Scholarships are one of the most popular ways to pay for college. And easily the most well-known. But what about grants? One common question that revolves around financial aid and college tuition is “Should I use grants for college?” Of course, the follow up is: how to get grants for college.
We cover just that in this article, what it means for your finances, and how you can apply for them.
In Most Cases, Yes You Should Use Grants for College
In most cases, it’s absolutely recommended that you use grants for college. A grant for school is money that doesn’t have to be paid back. You can receive grants through the state, federal government, your college, or other organizations.
Colleges generally give this money to students who have demonstrated financial need (a needs based grant), but they may also be offered if you have academic achievements and a solid work ethic (called merit based grants). The federal government offers the Federal Pell Grant which is based solely on financial need.
Not all colleges and universities have these available so you will want to research into what your potential schools offer.
However, Double Check the Requirements
However, it is important to note that some grants do come with requirements. If it’s discovered you lied about your family’s finances, you could be required to pay back the amount. Merit based grants may also require you to maintain a certain GPA or have another stipulation. If you leave college early, some circumstances may also require you to pay back the money.
Before accepting a grant for college, always double check the requirements to be sure you can meet them and won’t have to pay the money back.
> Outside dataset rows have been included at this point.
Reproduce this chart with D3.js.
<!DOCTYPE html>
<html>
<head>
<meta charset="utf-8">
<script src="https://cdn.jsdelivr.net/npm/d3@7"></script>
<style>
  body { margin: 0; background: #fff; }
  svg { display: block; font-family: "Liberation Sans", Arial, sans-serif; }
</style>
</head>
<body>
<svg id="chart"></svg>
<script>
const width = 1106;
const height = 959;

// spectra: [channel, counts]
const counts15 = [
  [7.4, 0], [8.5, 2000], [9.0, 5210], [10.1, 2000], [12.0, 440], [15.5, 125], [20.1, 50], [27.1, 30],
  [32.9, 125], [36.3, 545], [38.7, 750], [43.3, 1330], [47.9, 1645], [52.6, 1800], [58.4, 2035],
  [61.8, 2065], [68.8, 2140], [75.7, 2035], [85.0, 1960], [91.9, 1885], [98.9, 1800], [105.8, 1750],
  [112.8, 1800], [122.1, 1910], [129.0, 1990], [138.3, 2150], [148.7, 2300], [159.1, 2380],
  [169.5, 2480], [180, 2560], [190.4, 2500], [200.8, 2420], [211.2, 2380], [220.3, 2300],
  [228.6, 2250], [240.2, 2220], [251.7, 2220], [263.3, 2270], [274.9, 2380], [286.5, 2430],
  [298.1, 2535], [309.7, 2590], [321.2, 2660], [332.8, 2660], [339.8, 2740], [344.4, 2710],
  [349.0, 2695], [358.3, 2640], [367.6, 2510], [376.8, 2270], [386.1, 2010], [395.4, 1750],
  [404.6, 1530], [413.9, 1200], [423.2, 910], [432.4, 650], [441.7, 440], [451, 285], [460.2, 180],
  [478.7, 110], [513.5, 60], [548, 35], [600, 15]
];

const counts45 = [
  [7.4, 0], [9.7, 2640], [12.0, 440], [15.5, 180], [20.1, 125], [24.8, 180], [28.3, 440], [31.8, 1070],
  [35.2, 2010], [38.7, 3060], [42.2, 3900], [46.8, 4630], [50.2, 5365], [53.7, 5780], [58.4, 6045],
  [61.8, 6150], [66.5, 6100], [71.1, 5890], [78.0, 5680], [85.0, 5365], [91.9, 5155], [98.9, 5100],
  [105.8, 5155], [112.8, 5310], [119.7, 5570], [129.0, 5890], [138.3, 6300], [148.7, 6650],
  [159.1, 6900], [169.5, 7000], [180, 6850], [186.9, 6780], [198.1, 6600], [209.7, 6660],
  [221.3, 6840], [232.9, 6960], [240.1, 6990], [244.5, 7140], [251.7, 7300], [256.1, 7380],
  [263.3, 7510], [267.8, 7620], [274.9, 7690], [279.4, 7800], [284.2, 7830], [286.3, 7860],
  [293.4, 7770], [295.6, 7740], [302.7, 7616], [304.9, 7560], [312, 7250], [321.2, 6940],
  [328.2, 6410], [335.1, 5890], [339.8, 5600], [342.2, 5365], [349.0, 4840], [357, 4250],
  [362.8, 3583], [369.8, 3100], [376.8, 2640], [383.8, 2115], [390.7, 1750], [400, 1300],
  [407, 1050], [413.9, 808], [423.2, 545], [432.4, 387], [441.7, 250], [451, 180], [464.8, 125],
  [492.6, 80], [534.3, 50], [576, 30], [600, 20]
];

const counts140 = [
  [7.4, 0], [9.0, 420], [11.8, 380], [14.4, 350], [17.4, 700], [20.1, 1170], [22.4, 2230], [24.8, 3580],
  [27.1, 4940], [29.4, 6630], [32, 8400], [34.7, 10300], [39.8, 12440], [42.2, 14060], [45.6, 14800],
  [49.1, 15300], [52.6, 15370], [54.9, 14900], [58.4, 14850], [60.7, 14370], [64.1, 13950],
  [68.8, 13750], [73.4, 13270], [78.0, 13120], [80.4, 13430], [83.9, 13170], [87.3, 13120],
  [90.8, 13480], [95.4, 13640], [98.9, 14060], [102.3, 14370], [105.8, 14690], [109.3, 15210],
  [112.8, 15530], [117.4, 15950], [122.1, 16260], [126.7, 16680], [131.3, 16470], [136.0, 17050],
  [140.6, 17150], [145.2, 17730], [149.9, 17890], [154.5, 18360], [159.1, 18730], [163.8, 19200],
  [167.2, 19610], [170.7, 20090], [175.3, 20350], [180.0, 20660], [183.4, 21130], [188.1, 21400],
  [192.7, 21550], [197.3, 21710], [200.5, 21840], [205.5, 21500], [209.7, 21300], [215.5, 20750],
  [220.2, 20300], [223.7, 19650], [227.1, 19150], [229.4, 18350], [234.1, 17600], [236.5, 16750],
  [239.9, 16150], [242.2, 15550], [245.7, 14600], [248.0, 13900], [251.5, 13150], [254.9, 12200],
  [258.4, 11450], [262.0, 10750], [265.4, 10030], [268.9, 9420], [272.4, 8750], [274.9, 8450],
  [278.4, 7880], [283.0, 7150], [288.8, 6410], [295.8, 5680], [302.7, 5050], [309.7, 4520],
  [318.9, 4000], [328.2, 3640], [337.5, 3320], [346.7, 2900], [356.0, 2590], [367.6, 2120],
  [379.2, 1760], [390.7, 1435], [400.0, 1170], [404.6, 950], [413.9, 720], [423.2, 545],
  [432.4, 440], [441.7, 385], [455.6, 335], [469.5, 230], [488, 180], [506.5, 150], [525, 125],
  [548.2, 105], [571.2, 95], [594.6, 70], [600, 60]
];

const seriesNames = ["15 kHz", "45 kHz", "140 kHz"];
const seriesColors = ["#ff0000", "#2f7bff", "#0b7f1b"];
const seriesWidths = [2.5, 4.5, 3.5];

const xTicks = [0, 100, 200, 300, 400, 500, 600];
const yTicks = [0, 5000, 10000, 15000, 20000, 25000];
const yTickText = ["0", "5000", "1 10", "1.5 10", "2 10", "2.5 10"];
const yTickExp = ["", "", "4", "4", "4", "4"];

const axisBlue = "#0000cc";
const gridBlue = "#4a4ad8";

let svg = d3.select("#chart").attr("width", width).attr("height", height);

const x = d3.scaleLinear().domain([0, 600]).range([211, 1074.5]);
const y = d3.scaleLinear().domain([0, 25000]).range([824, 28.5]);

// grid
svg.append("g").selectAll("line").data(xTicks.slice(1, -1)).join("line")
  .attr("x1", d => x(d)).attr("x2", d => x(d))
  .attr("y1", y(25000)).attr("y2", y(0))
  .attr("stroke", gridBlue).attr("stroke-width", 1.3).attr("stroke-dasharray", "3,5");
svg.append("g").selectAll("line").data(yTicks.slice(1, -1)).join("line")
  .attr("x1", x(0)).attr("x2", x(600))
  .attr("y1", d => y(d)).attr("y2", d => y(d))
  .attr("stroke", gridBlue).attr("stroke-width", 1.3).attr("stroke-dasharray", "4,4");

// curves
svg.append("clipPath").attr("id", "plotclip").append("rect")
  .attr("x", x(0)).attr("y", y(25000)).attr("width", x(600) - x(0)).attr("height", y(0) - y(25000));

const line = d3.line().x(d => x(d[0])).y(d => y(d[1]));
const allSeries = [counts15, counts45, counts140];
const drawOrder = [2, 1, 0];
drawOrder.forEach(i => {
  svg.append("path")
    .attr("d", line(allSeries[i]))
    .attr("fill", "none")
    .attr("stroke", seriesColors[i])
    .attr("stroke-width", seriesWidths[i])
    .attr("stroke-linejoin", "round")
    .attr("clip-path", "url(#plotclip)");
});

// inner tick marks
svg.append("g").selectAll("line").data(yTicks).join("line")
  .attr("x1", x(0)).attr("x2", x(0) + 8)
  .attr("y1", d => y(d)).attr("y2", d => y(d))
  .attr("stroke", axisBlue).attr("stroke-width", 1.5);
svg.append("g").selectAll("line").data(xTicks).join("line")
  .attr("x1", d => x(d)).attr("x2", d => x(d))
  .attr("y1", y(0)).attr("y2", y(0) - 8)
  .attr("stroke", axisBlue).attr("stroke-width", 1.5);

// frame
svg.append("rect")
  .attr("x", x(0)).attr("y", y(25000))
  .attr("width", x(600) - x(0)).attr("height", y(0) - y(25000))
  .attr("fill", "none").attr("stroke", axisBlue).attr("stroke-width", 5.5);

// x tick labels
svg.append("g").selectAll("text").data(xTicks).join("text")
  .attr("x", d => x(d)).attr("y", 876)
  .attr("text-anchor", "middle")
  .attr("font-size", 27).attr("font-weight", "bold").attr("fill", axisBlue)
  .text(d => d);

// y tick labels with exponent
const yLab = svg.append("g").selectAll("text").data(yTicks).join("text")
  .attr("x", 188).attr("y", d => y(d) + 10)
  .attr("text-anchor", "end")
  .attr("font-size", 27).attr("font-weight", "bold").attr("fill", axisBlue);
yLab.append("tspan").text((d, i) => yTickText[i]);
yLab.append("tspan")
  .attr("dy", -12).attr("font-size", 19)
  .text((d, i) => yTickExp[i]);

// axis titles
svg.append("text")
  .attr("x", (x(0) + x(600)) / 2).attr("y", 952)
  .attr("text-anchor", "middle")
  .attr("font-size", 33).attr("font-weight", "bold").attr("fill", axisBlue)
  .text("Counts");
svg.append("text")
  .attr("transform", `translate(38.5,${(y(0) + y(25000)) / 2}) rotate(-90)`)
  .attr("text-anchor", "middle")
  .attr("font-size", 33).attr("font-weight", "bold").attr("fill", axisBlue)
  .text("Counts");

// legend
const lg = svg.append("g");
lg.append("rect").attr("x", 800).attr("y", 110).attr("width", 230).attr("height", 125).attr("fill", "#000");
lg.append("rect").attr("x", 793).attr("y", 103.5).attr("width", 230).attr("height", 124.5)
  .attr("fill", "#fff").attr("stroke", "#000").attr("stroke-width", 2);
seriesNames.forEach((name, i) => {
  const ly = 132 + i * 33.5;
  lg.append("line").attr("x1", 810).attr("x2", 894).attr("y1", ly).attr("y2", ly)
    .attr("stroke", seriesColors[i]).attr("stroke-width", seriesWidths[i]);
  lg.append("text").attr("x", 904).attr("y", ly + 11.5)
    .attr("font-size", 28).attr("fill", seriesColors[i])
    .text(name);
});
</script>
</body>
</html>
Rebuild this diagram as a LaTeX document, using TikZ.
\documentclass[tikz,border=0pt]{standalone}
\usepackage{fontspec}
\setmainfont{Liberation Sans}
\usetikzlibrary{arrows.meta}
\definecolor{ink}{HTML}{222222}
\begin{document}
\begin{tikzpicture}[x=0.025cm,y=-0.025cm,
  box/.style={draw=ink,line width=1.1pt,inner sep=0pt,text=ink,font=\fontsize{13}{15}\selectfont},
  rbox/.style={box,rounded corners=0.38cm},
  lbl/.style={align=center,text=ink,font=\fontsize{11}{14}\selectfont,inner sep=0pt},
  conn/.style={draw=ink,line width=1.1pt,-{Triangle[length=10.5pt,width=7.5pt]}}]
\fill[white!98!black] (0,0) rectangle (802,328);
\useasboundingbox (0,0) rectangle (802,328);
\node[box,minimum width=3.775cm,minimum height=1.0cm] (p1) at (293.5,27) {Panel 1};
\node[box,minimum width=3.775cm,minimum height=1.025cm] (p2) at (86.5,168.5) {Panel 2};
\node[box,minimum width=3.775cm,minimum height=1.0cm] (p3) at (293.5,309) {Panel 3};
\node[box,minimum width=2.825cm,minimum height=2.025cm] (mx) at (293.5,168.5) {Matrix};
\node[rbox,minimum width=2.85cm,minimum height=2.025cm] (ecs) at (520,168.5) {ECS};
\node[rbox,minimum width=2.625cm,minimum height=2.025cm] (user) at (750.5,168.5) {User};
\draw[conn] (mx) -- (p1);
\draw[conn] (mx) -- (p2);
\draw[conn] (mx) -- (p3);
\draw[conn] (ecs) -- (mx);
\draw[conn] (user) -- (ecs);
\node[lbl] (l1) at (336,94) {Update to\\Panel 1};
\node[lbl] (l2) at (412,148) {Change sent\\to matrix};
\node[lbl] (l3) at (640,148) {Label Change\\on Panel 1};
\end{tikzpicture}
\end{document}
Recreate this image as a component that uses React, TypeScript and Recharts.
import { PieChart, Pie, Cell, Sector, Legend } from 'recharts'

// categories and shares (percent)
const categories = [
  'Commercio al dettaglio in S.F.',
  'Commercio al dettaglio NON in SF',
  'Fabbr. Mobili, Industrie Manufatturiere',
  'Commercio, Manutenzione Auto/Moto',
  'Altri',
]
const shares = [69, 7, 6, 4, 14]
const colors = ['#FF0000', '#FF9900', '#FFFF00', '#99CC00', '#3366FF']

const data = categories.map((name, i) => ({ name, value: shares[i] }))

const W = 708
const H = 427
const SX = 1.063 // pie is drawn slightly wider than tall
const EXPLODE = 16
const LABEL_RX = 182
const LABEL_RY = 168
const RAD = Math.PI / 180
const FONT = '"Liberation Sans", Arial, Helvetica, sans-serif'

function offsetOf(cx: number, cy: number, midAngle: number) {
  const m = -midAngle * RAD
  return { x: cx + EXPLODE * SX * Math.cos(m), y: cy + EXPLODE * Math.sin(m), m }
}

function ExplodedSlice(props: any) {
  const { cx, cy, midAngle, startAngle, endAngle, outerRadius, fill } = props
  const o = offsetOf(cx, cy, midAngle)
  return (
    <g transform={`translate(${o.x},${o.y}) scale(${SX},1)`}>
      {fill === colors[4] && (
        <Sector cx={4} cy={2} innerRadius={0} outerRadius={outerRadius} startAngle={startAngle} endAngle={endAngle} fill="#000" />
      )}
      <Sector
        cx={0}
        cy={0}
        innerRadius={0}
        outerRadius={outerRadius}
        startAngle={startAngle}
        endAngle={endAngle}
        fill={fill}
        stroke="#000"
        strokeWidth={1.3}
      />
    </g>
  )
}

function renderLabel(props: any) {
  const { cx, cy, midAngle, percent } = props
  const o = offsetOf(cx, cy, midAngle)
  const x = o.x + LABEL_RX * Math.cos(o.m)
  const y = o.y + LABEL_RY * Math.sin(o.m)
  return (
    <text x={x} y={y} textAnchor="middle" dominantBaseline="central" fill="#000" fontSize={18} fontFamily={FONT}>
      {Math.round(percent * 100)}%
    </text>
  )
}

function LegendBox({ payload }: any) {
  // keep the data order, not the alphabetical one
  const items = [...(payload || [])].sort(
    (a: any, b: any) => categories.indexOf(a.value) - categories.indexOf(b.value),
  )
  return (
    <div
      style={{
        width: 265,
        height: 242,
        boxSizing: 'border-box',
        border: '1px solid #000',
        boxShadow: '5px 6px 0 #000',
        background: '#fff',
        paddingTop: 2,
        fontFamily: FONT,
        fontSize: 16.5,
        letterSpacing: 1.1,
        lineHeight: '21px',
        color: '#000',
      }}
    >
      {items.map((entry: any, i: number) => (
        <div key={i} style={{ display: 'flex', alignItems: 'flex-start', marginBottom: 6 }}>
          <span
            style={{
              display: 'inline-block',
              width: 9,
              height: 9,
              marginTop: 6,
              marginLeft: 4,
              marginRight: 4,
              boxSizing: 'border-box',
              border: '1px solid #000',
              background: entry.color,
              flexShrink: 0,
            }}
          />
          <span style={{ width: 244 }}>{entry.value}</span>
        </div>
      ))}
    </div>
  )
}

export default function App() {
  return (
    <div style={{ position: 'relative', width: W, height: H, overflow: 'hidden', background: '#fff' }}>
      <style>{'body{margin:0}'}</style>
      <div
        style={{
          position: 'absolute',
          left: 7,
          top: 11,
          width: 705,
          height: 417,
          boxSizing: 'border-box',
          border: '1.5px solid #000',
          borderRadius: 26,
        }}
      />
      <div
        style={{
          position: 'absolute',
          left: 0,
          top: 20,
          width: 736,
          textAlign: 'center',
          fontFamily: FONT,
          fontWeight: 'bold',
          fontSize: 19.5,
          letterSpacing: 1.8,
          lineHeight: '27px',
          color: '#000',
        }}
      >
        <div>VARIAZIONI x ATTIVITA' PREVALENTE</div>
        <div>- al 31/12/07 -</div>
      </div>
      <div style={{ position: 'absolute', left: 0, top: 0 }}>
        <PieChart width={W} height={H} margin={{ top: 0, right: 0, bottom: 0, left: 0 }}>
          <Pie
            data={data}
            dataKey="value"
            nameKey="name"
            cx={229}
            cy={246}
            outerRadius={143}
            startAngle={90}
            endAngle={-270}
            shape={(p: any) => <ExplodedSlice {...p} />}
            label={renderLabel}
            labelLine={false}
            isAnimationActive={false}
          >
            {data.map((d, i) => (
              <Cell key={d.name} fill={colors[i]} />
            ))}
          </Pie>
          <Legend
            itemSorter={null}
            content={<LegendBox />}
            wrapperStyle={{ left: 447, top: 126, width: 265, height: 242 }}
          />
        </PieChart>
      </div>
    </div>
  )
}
You should also note that grants from a college are contingent on you attending that specific school.
How Do You Apply for Grants?
The first step to apply for a grant is by filling out FAFSA. This will deliver the information to your potential colleges regarding your financial situation and make you eligible for both grants and scholarships through the school.
You will also want to complete any applications for state-sponsored merit-based grants that are available in your area, a CSS profile through the College Board, and do research into the various grants that are offered by organizations all over the country. Some grants are based on criteria, just like a scholarship, and there are grants dedicated to international students, minorities, disabled students, and other groups of people.
Grants can be wonderful for saving money on tuition, student loans, and other college costs, and if you get one, you will want to seriously consider accepting it. However, this isn’t a steadfast rule. If one school on your list offers you a grant and your first choice or dream college didn’t, you will want to weigh the pros and cons before saying yes. You won’t want to base your college decision solely on a grant, though it may absolutely influence your final choice. In most cases though, they can mean great things for your finances during college and after graduation.